▶ [Problem statement]
Copy out all lines where "script" appears.

------------------------------------

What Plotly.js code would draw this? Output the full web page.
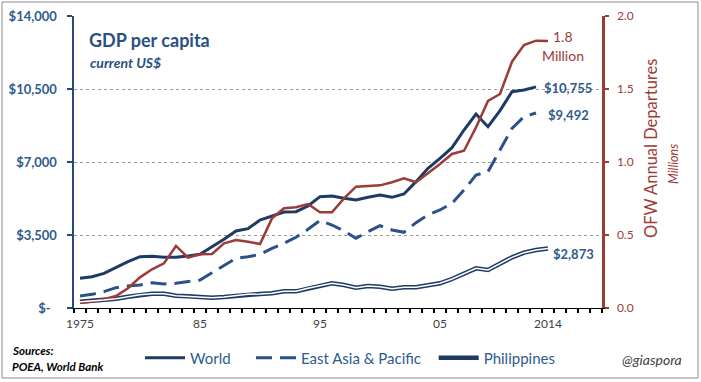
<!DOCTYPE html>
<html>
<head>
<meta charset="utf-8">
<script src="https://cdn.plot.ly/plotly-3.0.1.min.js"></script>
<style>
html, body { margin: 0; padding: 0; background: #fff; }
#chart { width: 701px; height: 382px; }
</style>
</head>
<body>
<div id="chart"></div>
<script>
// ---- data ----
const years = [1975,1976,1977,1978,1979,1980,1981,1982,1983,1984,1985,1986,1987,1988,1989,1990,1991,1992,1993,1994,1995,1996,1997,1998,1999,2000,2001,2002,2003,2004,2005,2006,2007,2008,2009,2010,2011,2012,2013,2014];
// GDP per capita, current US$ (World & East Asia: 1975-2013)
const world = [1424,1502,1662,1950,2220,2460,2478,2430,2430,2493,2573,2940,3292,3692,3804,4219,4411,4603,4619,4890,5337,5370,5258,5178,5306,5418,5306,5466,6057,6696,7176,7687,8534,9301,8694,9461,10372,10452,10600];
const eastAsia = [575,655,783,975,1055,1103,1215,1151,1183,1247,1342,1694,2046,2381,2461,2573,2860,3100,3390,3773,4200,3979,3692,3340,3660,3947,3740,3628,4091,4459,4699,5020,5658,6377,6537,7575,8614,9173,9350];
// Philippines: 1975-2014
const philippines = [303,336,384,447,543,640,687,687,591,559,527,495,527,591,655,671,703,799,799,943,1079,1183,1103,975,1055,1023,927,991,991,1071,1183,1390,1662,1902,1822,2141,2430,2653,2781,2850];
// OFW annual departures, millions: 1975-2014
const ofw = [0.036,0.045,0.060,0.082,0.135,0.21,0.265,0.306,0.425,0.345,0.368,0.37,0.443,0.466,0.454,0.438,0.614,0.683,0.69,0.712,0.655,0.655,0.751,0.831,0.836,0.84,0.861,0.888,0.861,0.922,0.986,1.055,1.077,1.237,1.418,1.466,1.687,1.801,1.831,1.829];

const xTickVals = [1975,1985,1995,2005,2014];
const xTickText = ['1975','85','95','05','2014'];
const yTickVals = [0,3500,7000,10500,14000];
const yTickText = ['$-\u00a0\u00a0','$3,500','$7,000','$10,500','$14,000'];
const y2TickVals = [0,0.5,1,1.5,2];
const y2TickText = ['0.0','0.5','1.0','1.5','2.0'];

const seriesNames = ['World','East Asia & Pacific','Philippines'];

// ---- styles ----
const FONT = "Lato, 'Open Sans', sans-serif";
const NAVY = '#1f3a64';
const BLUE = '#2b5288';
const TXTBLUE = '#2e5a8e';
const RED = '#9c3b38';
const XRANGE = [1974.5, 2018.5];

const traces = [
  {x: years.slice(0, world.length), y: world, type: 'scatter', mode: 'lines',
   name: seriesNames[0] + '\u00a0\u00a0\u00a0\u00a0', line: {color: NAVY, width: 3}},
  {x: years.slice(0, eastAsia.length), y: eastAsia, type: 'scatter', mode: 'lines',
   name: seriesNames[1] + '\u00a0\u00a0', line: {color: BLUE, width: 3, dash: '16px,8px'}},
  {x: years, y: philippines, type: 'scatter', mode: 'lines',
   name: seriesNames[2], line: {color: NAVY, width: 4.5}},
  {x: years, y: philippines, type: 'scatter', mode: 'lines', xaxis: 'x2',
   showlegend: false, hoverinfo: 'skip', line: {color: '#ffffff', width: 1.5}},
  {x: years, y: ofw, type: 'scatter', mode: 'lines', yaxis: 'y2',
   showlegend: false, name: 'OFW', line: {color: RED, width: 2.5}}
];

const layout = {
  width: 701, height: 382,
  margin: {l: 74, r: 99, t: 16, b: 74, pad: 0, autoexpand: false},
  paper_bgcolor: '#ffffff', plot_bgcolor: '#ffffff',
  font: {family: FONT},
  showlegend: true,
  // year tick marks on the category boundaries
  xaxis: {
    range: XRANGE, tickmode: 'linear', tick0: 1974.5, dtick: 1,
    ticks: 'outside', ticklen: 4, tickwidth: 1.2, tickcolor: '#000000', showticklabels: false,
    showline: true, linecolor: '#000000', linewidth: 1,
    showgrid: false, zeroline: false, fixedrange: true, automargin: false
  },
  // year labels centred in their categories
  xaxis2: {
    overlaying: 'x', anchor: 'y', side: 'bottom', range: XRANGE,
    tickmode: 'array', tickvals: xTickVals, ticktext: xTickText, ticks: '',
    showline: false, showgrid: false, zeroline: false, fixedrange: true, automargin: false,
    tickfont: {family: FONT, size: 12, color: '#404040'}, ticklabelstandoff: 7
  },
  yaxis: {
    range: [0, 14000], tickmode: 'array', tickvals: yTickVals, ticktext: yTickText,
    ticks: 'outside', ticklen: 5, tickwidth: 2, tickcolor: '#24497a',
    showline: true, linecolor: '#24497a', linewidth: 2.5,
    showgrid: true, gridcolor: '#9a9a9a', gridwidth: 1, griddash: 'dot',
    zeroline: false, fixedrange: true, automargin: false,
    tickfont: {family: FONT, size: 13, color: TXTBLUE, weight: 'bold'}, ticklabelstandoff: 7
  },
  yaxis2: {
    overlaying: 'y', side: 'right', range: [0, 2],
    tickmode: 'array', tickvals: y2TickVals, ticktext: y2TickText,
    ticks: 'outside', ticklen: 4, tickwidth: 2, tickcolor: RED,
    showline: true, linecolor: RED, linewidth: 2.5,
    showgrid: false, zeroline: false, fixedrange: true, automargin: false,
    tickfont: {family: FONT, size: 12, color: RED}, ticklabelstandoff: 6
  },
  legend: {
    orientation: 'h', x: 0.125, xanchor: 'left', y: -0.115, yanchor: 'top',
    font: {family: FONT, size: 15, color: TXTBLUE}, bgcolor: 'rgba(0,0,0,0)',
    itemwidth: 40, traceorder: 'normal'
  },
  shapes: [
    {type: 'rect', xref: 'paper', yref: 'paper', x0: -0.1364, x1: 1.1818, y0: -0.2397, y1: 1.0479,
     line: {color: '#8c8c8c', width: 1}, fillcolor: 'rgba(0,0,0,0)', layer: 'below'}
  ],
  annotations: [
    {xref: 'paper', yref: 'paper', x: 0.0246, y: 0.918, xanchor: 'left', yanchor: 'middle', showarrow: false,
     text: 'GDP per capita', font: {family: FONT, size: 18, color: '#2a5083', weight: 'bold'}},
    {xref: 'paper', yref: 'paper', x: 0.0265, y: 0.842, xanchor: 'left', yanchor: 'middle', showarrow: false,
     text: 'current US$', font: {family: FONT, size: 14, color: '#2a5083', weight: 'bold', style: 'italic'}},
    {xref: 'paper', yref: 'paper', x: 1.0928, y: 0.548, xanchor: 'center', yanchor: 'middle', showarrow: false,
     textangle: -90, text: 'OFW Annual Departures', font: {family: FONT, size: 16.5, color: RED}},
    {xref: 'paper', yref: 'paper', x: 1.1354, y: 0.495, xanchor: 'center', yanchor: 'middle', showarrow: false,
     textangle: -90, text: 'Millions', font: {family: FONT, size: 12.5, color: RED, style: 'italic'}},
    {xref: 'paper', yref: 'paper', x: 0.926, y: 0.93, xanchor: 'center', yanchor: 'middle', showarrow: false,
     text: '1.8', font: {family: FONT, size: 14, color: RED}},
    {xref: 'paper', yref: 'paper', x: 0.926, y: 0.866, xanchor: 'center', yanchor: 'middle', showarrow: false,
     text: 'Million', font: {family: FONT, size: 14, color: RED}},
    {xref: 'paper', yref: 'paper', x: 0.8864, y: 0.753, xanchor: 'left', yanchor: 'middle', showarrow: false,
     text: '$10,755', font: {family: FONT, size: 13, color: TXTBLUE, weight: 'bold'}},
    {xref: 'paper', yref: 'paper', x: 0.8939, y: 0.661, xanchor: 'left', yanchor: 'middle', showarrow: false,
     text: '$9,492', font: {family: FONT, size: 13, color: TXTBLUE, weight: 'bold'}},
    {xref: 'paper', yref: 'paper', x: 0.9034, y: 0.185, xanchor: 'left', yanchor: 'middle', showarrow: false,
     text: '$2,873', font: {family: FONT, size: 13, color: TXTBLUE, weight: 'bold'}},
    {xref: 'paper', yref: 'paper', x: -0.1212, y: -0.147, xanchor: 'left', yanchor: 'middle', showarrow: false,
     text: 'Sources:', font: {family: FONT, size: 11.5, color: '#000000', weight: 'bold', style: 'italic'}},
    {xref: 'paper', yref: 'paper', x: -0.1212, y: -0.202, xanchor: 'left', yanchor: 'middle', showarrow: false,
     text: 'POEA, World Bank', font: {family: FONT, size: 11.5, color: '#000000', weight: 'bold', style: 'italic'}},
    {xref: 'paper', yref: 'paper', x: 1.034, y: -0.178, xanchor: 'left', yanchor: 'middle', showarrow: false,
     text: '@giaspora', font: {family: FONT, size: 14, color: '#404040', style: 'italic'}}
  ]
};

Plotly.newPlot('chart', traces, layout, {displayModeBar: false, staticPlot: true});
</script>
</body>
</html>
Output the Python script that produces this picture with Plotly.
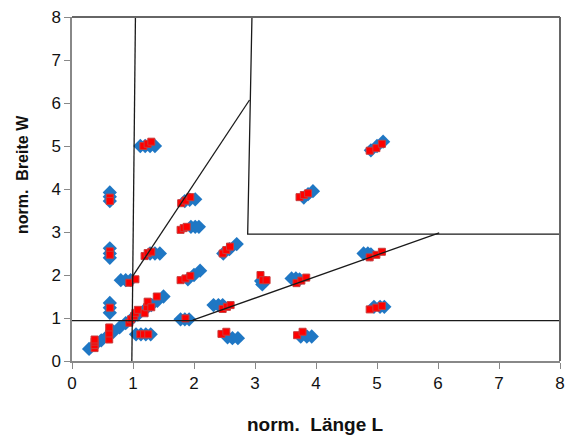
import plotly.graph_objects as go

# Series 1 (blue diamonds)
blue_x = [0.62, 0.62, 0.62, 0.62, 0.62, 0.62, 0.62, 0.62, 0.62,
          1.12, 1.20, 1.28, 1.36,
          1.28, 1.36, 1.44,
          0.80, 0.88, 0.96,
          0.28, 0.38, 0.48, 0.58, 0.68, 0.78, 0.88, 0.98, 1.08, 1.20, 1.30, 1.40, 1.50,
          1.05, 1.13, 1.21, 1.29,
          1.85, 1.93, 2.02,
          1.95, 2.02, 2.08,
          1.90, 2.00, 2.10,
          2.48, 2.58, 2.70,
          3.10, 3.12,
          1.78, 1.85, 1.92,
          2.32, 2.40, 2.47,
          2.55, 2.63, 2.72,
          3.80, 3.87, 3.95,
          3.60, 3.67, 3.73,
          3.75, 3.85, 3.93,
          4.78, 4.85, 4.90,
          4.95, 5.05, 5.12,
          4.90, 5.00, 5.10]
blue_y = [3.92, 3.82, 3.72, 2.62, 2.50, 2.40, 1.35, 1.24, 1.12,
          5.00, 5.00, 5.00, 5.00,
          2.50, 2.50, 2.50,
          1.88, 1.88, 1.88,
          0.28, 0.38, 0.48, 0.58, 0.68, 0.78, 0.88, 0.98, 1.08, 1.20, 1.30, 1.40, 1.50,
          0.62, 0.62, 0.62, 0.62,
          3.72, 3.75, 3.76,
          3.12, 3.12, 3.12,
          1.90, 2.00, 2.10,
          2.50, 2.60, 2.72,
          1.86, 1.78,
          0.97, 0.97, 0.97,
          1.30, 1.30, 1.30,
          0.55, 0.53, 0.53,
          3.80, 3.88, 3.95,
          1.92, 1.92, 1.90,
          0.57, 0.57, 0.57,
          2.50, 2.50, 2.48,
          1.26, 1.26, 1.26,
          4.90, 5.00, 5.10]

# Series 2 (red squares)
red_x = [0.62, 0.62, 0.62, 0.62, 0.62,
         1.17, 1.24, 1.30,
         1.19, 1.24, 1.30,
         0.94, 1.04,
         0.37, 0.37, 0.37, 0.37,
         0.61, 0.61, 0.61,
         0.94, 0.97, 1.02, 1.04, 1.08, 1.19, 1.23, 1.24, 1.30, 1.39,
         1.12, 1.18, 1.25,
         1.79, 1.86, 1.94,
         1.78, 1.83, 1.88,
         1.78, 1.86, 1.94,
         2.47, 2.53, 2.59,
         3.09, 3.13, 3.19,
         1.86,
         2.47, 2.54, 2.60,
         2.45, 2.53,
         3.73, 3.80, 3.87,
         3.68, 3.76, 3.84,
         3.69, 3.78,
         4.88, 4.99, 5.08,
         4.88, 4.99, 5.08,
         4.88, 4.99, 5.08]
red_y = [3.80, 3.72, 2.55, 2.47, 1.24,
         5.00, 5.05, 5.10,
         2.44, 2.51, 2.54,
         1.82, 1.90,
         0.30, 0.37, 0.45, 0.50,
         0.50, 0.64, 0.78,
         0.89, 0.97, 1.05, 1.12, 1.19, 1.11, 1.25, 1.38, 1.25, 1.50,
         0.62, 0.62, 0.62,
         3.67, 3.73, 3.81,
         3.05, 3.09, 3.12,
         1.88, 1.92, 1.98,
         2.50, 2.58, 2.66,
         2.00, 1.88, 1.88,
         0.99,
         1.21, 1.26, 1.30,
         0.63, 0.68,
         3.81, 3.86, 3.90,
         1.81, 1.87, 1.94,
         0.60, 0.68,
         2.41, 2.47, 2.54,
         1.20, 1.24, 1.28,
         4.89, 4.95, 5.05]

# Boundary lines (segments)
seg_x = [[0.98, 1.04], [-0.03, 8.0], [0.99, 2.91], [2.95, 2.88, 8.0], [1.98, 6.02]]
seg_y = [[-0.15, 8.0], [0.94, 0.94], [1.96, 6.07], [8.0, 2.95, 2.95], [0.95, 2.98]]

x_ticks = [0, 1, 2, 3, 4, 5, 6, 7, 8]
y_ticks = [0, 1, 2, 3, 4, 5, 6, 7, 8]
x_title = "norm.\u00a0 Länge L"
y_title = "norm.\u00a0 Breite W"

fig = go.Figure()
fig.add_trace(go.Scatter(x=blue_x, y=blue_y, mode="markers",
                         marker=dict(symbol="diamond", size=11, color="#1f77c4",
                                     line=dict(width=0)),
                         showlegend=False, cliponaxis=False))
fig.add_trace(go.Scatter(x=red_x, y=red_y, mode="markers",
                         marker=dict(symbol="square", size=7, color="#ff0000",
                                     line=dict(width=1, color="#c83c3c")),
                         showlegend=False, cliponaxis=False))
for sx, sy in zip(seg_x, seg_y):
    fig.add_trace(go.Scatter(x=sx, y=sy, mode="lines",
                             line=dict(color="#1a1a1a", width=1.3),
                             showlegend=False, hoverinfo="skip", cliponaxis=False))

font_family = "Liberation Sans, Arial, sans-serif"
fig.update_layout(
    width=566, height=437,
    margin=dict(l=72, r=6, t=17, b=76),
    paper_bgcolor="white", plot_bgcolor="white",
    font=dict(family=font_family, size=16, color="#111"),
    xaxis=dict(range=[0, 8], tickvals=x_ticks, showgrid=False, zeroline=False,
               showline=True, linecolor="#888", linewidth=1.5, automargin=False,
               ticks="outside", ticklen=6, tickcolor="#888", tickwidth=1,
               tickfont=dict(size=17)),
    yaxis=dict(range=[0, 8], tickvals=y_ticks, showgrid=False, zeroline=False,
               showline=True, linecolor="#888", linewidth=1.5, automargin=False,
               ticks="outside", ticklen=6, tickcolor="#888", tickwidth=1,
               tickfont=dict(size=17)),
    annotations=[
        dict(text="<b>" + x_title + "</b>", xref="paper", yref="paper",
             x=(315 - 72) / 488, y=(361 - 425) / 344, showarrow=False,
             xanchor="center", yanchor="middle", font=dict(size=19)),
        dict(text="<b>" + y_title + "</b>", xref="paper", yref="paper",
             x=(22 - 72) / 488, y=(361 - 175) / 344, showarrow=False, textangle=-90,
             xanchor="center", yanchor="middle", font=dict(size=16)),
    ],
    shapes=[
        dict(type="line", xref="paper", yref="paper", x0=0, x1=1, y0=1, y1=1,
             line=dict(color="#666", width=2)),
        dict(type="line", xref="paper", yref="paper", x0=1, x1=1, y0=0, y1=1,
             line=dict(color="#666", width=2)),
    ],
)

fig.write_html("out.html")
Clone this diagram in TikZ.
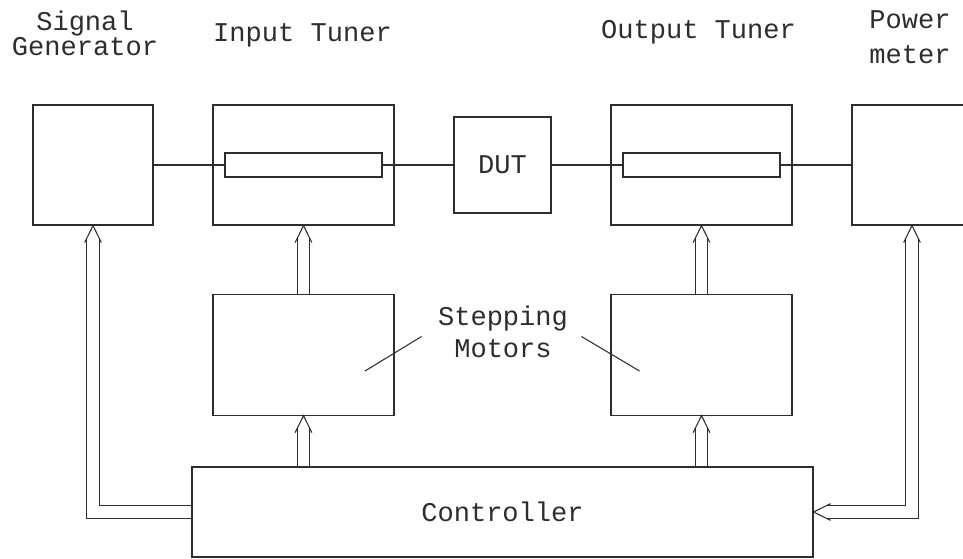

------------------------------------

▶ [Solution to this problem]
<script src="https://cdn.plot.ly/plotly-3.0.1.min.js"></script>
<script>
</script>
Output the Python script that produces this picture with Plotly.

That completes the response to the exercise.